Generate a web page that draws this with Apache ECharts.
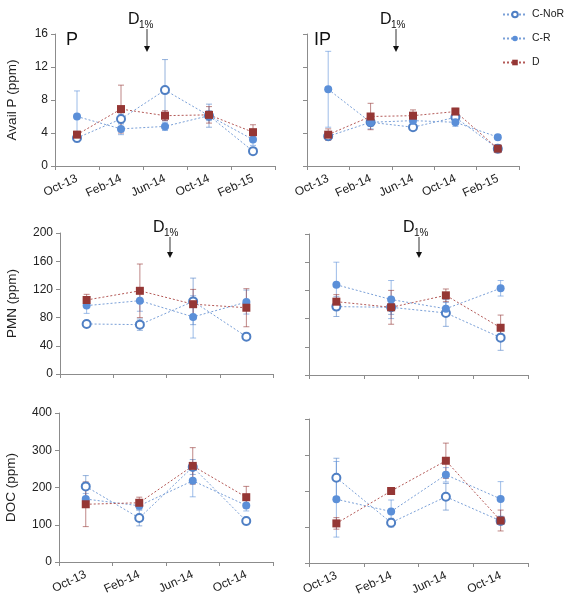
<!DOCTYPE html>
<html>
<head>
<meta charset="utf-8">
<script src="https://cdn.jsdelivr.net/npm/echarts@6/dist/echarts.min.js"></script>
<style>html,body{margin:0;padding:0;background:#fff;}#c{width:567px;height:600px;}</style>
</head>
<body>
<div id="c"></div>
<script>
// ---- categories ----
const months5 = ['Oct-13', 'Feb-14', 'Jun-14', 'Oct-14', 'Feb-15'];
const months4 = ['Oct-13', 'Feb-14', 'Jun-14', 'Oct-14'];
const seriesNames = ['C-NoR', 'C-R', 'D'];

// ---- Avail P, panel P ----
const pNoR = [3.4, 5.7, 9.2, 6.1, 1.8];
const pNoRErr = [0.3, 0.6, 3.7, 1.4, 0.4];
const pR = [6.0, 4.5, 4.8, 6.1, 3.2];
const pRErr = [3.1, 0.7, 0.5, 0.6, 0.7];
const pD = [3.8, 6.9, 6.1, 6.2, 4.1];
const pDErr = [0.4, 2.9, 0.6, 1.0, 0.9];

// ---- Avail P, panel IP ----
const ipNoR = [3.6, 5.3, 4.7, 5.9, 2.1];
const ipNoRErr = [0.4, 0.5, 0.3, 0.6, 0.3];
const ipR = [9.3, 5.3, 5.5, 5.3, 3.5];
const ipRErr = [4.6, 0.8, 0.4, 0.5, 0.3];
const ipD = [3.8, 6.0, 6.1, 6.6, 2.1];
const ipDErr = [0.7, 1.6, 0.7, 0.4, 0.5];

// ---- PMN, left ----
const pmnNoR = [71, 70, 103, 53];
const pmnNoRErr = [4, 8, 33, 4];
const pmnR = [97, 104, 81, 102];
const pmnRErr = [11, 15, 30, 17];
const pmnD = [105, 118, 99, 94];
const pmnDErr = [8, 38, 21, 27];

// ---- PMN, right ----
const pmn2NoR = [97, 96, 88, 53];
const pmn2NoRErr = [14, 10, 19, 18];
const pmn2R = [128, 107, 94, 123];
const pmn2RErr = [32, 27, 9, 11];
const pmn2D = [104, 96, 113, 67];
const pmn2DErr = [10, 24, 9, 18];

// ---- DOC, left ----
const docNoR = [203, 118, 255, 110];
const docNoRErr = [29, 21, 20, 10];
const docR = [169, 151, 218, 152];
const docRErr = [15, 10, 43, 15];
const docD = [155, 159, 258, 174];
const docDErr = [60, 15, 49, 29];

// ---- DOC, right ----
const doc2NoR = [237, 112, 184, 117];
const doc2NoRErr = [54, 12, 37, 10];
const doc2R = [177, 143, 245, 178];
const doc2RErr = [105, 32, 20, 48];
const doc2D = [110, 200, 284, 118];
const doc2DErr = [16, 8, 49, 29];

// ---- axis ticks ----
const yP = {min: 0, max: 16, interval: 4};
const yPMN = {min: 0, max: 200, interval: 40};
const yDOC = {min: 0, max: 400, interval: 100};

const FONT = 'Liberation Sans, Arial, sans-serif';
const colNoR = '#4f7fc4';
const colR = '#5b8fd8';
const colD = '#953735';

const grids = [
  {left: 55, top: 34, width: 220, height: 132},
  {left: 307, top: 34, width: 212, height: 132},
  {left: 60, top: 233, width: 213, height: 141},
  {left: 309, top: 234, width: 219, height: 141},
  {left: 59, top: 413, width: 214, height: 149},
  {left: 309, top: 419, width: 219, height: 144}
];

const panels = [
  {cats: months5, y: yP, name: 'Avail P (ppm)', gap: 36, labels: true, yLabels: true, data: [[pNoR, pNoRErr], [pR, pRErr], [pD, pDErr]]},
  {cats: months5, y: yP, name: '', gap: 0, labels: true, yLabels: false, data: [[ipNoR, ipNoRErr], [ipR, ipRErr], [ipD, ipDErr]]},
  {cats: months4, y: yPMN, name: 'PMN (ppm)', gap: 41, labels: false, yLabels: true, data: [[pmnNoR, pmnNoRErr], [pmnR, pmnRErr], [pmnD, pmnDErr]]},
  {cats: months4, y: yPMN, name: '', gap: 0, labels: false, yLabels: false, data: [[pmn2NoR, pmn2NoRErr], [pmn2R, pmn2RErr], [pmn2D, pmn2DErr]]},
  {cats: months4, y: yDOC, name: 'DOC (ppm)', gap: 41, labels: true, yLabels: true, data: [[docNoR, docNoRErr], [docR, docRErr], [docD, docDErr]]},
  {cats: months4, y: yDOC, name: '', gap: 0, labels: true, yLabels: false, data: [[doc2NoR, doc2NoRErr], [doc2R, doc2RErr], [doc2D, doc2DErr]]}
];

const axisLineStyle = {color: '#8c8c8c', width: 1};
const xAxes = [], yAxes = [], series = [];

const styles = [
  {name: 'C-NoR', symbol: 'emptyCircle', size: 8, color: colNoR, line: '#7aa0d8'},
  {name: 'C-R', symbol: 'circle', size: 8, color: colR, line: '#7aa0d8'},
  {name: 'D', symbol: 'rect', size: 8, color: colD, line: '#b45a58'}
];

function errRender(params, api) {
  const x = api.value(0), v = api.value(1), e = api.value(2);
  const top = api.coord([x, v + e]);
  const bot = api.coord([x, v - e]);
  const st = {stroke: api.visual('color'), lineWidth: 1, opacity: 0.6};
  const w = 3;
  return {
    type: 'group',
    children: [
      {type: 'line', shape: {x1: top[0], y1: top[1], x2: bot[0], y2: bot[1]}, style: st},
      {type: 'line', shape: {x1: top[0] - w, y1: top[1], x2: top[0] + w, y2: top[1]}, style: st},
      {type: 'line', shape: {x1: bot[0] - w, y1: bot[1], x2: bot[0] + w, y2: bot[1]}, style: st}
    ]
  };
}

panels.forEach((p, i) => {
  xAxes.push({
    type: 'category', gridIndex: i, data: p.cats, boundaryGap: true,
    axisLine: {lineStyle: axisLineStyle},
    axisTick: {show: true, length: 4, lineStyle: axisLineStyle},
    axisLabel: {show: p.labels, rotate: 25, margin: 12, fontSize: 12, color: '#222', fontFamily: FONT, interval: 0}
  });
  yAxes.push({
    type: 'value', gridIndex: i, min: p.y.min, max: p.y.max, interval: p.y.interval,
    name: p.name, nameLocation: 'middle', nameRotate: 90, nameGap: p.gap,
    nameTextStyle: {fontSize: 13.5, color: '#222', fontFamily: FONT},
    splitLine: {show: false},
    axisLine: {show: true, lineStyle: axisLineStyle},
    axisTick: {show: true, length: 4, lineStyle: axisLineStyle},
    axisLabel: {show: p.yLabels, fontSize: 12, color: '#222', fontFamily: FONT, margin: 7}
  });
  p.data.forEach((d, k) => {
    const s = styles[k];
    series.push({
      type: 'line', name: s.name, xAxisIndex: i, yAxisIndex: i, z: 3,
      data: d[0], symbol: s.symbol, symbolSize: s.size, showAllSymbol: true,
      lineStyle: {type: [2, 2], width: 1, color: s.line},
      itemStyle: {color: s.color, borderColor: s.color, borderWidth: s.symbol === 'emptyCircle' ? 1.5 : 0},
      emphasis: {disabled: true}, animation: false
    });
  });
  p.data.forEach((d, k) => {
    const s = styles[k];
    series.push({
      type: 'custom', name: s.name + ' error', xAxisIndex: i, yAxisIndex: i, z: 1,
      renderItem: errRender, silent: true,
      data: d[0].map((v, j) => [j, v, d[1][j]]),
      encode: {x: 0, y: 1}, itemStyle: {color: s.color}
    });
  });
});

function dLabel(x, y, ax, ay1, ay2) {
  return [
    {type: 'text', left: x, top: y, style: {text: 'D', fontSize: 16, fill: '#111', fontFamily: FONT}},
    {type: 'text', left: x + 11, top: y + 8, style: {text: '1%', fontSize: 10, fill: '#111', fontFamily: FONT}},
    {type: 'line', shape: {x1: ax, y1: ay1, x2: ax, y2: ay2 - 5}, style: {stroke: '#333', lineWidth: 1}},
    {type: 'polygon', shape: {points: [[ax - 3, ay2 - 6], [ax + 3, ay2 - 6], [ax, ay2]]}, style: {fill: '#111'}}
  ];
}

const graphic = [].concat(
  dLabel(128, 12, 147, 29, 52),
  dLabel(380, 12, 396, 29, 52),
  dLabel(153, 220, 170, 237, 258),
  dLabel(403, 220, 419, 237, 258),
  [
    {type: 'text', left: 66, top: 31, style: {text: 'P', fontSize: 18, fill: '#111', fontFamily: FONT}},
    {type: 'text', left: 314, top: 31, style: {text: 'IP', fontSize: 18, fill: '#111', fontFamily: FONT}}
  ]
);

const chart = echarts.init(document.getElementById('c'), null, {renderer: 'canvas'});
chart.setOption({
  animation: false,
  backgroundColor: '#fff',
  grid: grids,
  xAxis: xAxes,
  yAxis: yAxes,
  series: series,
  graphic: graphic,
  legend: {
    data: seriesNames, orient: 'vertical', left: 502, top: 8, itemGap: 11, padding: 0,
    itemWidth: 24, itemHeight: 7, selectedMode: false,
    textStyle: {fontSize: 10.5, color: '#222', fontFamily: FONT, lineHeight: 13}
  }
});
</script>
</body>
</html>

* _Directions for this task_: Please extract exactly the lines of the data, from the first through the line containing "const pmnDErr = [8, 38, 21, 27];", and add no pictures to the copy.

* _Task result_:
Generate a web page that draws this with Apache ECharts.
<!DOCTYPE html>
<html>
<head>
<meta charset="utf-8">
<script src="https://cdn.jsdelivr.net/npm/echarts@6/dist/echarts.min.js"></script>
<style>html,body{margin:0;padding:0;background:#fff;}#c{width:567px;height:600px;}</style>
</head>
<body>
<div id="c"></div>
<script>
// ---- categories ----
const months5 = ['Oct-13', 'Feb-14', 'Jun-14', 'Oct-14', 'Feb-15'];
const months4 = ['Oct-13', 'Feb-14', 'Jun-14', 'Oct-14'];
const seriesNames = ['C-NoR', 'C-R', 'D'];

// ---- Avail P, panel P ----
const pNoR = [3.4, 5.7, 9.2, 6.1, 1.8];
const pNoRErr = [0.3, 0.6, 3.7, 1.4, 0.4];
const pR = [6.0, 4.5, 4.8, 6.1, 3.2];
const pRErr = [3.1, 0.7, 0.5, 0.6, 0.7];
const pD = [3.8, 6.9, 6.1, 6.2, 4.1];
const pDErr = [0.4, 2.9, 0.6, 1.0, 0.9];

// ---- Avail P, panel IP ----
const ipNoR = [3.6, 5.3, 4.7, 5.9, 2.1];
const ipNoRErr = [0.4, 0.5, 0.3, 0.6, 0.3];
const ipR = [9.3, 5.3, 5.5, 5.3, 3.5];
const ipRErr = [4.6, 0.8, 0.4, 0.5, 0.3];
const ipD = [3.8, 6.0, 6.1, 6.6, 2.1];
const ipDErr = [0.7, 1.6, 0.7, 0.4, 0.5];

// ---- PMN, left ----
const pmnNoR = [71, 70, 103, 53];
const pmnNoRErr = [4, 8, 33, 4];
const pmnR = [97, 104, 81, 102];
const pmnRErr = [11, 15, 30, 17];
const pmnD = [105, 118, 99, 94];
const pmnDErr = [8, 38, 21, 27];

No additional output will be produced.